**Records for the task**

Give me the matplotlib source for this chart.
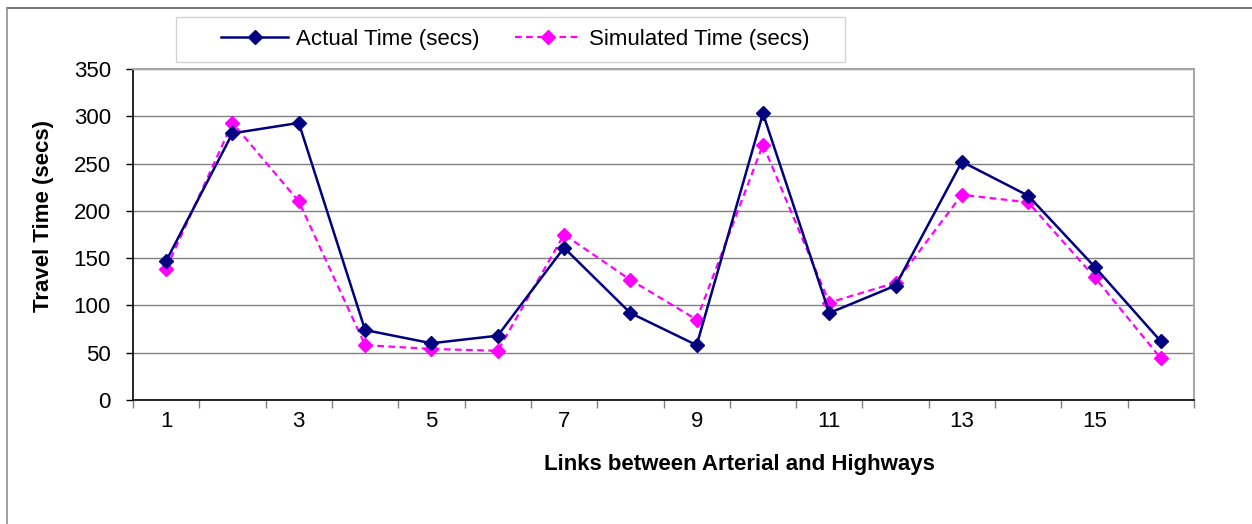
import matplotlib
matplotlib.use('Agg')
import matplotlib.pyplot as plt
from matplotlib.lines import Line2D
from matplotlib.patches import Rectangle

links = list(range(1, 17))
actual_time = [147, 282, 293, 74, 60, 68, 161, 92, 58, 303, 92, 121, 252, 216, 141, 62]
simulated_time = [139, 293, 210, 58, 54, 52, 175, 127, 85, 270, 103, 124, 217, 209, 130, 44]
x_tick_labels = ['1', '3', '5', '7', '9', '11', '13', '15']
y_ticks = [0, 50, 100, 150, 200, 250, 300, 350]

plt.rcParams['font.family'] = ['Liberation Sans', 'DejaVu Sans']

W, H = 1252, 524
fig = plt.figure(figsize=(W / 100, H / 100), dpi=100)
ax = fig.add_axes([133 / W, 1 - 400 / H, (1194 - 133) / W, (400 - 69) / H])

l1, = ax.plot(links, actual_time, color='#000080', lw=1.8, marker='D', ms=7,
              label='Actual Time (secs)', zorder=4)
l2, = ax.plot(links, simulated_time, color='#FF00FF', lw=1.6, ls=(0, (3, 2)), marker='D', ms=7,
              label='Simulated Time (secs)', zorder=3)

ax.set_xlim(0.5, 16.5)
ax.set_ylim(0, 350)
ax.set_yticks(y_ticks)
ax.yaxis.grid(True, color='#808080', lw=1)
ax.set_axisbelow(True)

# ticks on category boundaries, labels on every other category
ax.set_xticks([i + 0.5 for i in range(0, 17)])
ax.set_xticklabels([])
ax.set_xticks([int(s) for s in x_tick_labels], minor=True)
ax.set_xticklabels(x_tick_labels, minor=True)
ax.tick_params(axis='x', which='major', direction='out', length=6, width=1, color='#808080')
ax.tick_params(axis='x', which='minor', length=0, pad=8, labelsize=16)
ax.tick_params(axis='y', direction='out', length=5, width=1, pad=11, labelsize=16)

for side in ['top', 'right']:
    ax.spines[side].set_color('#a8a8a8')
    ax.spines[side].set_linewidth(1.5)
for side in ['left', 'bottom']:
    ax.spines[side].set_color('black')
    ax.spines[side].set_linewidth(1.2)

ax.set_xlabel('Links between Arterial and Highways', fontsize=16, fontweight='bold')
ax.set_ylabel('Travel Time (secs)', fontsize=16, fontweight='bold')
ax.xaxis.set_label_coords((739 - 133) / 1061, -0.163)
ax.yaxis.set_label_coords((54 - 133) / 1061, 0.556)

# legend, framed by hand
fig.legend(handles=[l1, l2], loc='center', bbox_to_anchor=(515.5 / W, 1 - 39.5 / H),
           ncol=2, frameon=False, fontsize=16, handlelength=3.0, handletextpad=0.35,
           columnspacing=1.6, borderpad=0)
fig.add_artist(Rectangle((176 / W, 1 - 62 / H), (845 - 176) / W, 45 / H,
                         transform=fig.transFigure, fill=False, ec='#d4d4d4', lw=1))

# outer chart border (only top and left show in the crop)
fig.add_artist(Line2D([7 / W, 1], [1 - 8 / H, 1 - 8 / H], transform=fig.transFigure, color='#606060', lw=1.2))
fig.add_artist(Line2D([7 / W, 7 / W], [0, 1 - 8 / H], transform=fig.transFigure, color='#909090', lw=1.2))

fig.savefig('out.png', dpi=100)
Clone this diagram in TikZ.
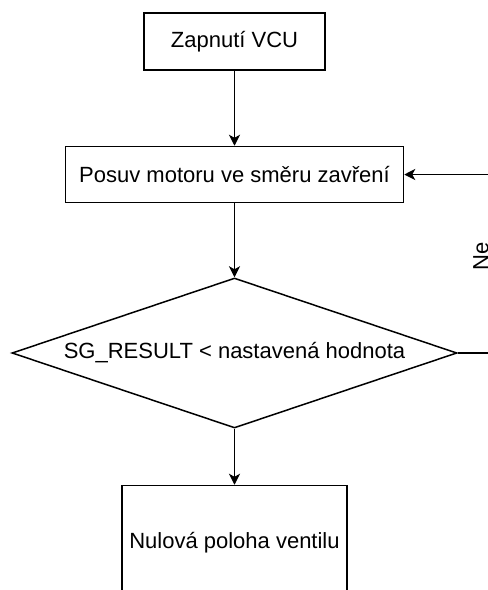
\documentclass[tikz,border=0pt]{standalone}
\usepackage{fontspec}
\setmainfont{Liberation Sans}
\usetikzlibrary{positioning,shapes.geometric,arrows.meta}
\begin{document}
\begin{tikzpicture}[x=1pt,y=1pt,line width=1.5pt,>={Stealth[length=11pt,width=11pt,inset=3pt]},
                    main/.style = {draw, rectangle, inner sep=0pt, font=\fontsize{22}{26}\selectfont},
                    cond/.style = {draw, diamond, aspect=3, inner sep=0pt, minimum width=445pt, minimum height=150pt, font=\fontsize{22}{26}\selectfont}]
                    \useasboundingbox (0,0) rectangle (488,-590);
                    \node[main, minimum width=181pt, minimum height=57pt] (1) at (234.5,-41.5) {Zapnutí VCU};
                    \node[main, minimum width=338pt, minimum height=56pt] (2) [below=75pt of 1] {Posuv motoru ve směru zavření};
                    \node[cond] (3) [below=74pt of 2] {SG\_RESULT < nastavená hodnota};
                    \node[main, minimum width=225pt, minimum height=114pt] (4) [below=56pt of 3] {Nulová poloha ventilu};
                    \node[rotate=90, inner sep=0pt, font=\fontsize{22}{26}\selectfont] (ne) at (481,-256.5) {Ne};

                    \draw[->] (1) -- (2);
                    \draw[->] (2) -- (3);
                    \draw[->] (3) -- (4);
                    \draw[->] (3.east) -- ++(45,0) |- (2.east);
                \end{tikzpicture}
\end{document}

**Written instruction**
Only the lines starting at the line with "Clone this diagram in TikZ." and ending at the line with "(ne) at (481,-256.5)" should be printed again, exactly and with both ends kept; omit the pictures.

**Task output**
Clone this diagram in TikZ.
\documentclass[tikz,border=0pt]{standalone}
\usepackage{fontspec}
\setmainfont{Liberation Sans}
\usetikzlibrary{positioning,shapes.geometric,arrows.meta}
\begin{document}
\begin{tikzpicture}[x=1pt,y=1pt,line width=1.5pt,>={Stealth[length=11pt,width=11pt,inset=3pt]},
                    main/.style = {draw, rectangle, inner sep=0pt, font=\fontsize{22}{26}\selectfont},
                    cond/.style = {draw, diamond, aspect=3, inner sep=0pt, minimum width=445pt, minimum height=150pt, font=\fontsize{22}{26}\selectfont}]
                    \useasboundingbox (0,0) rectangle (488,-590);
                    \node[main, minimum width=181pt, minimum height=57pt] (1) at (234.5,-41.5) {Zapnutí VCU};
                    \node[main, minimum width=338pt, minimum height=56pt] (2) [below=75pt of 1] {Posuv motoru ve směru zavření};
                    \node[cond] (3) [below=74pt of 2] {SG\_RESULT < nastavená hodnota};
                    \node[main, minimum width=225pt, minimum height=114pt] (4) [below=56pt of 3] {Nulová poloha ventilu};
                    \node[rotate=90, inner sep=0pt, font=\fontsize{22}{26}\selectfont] (ne) at (481,-256.5) {Ne};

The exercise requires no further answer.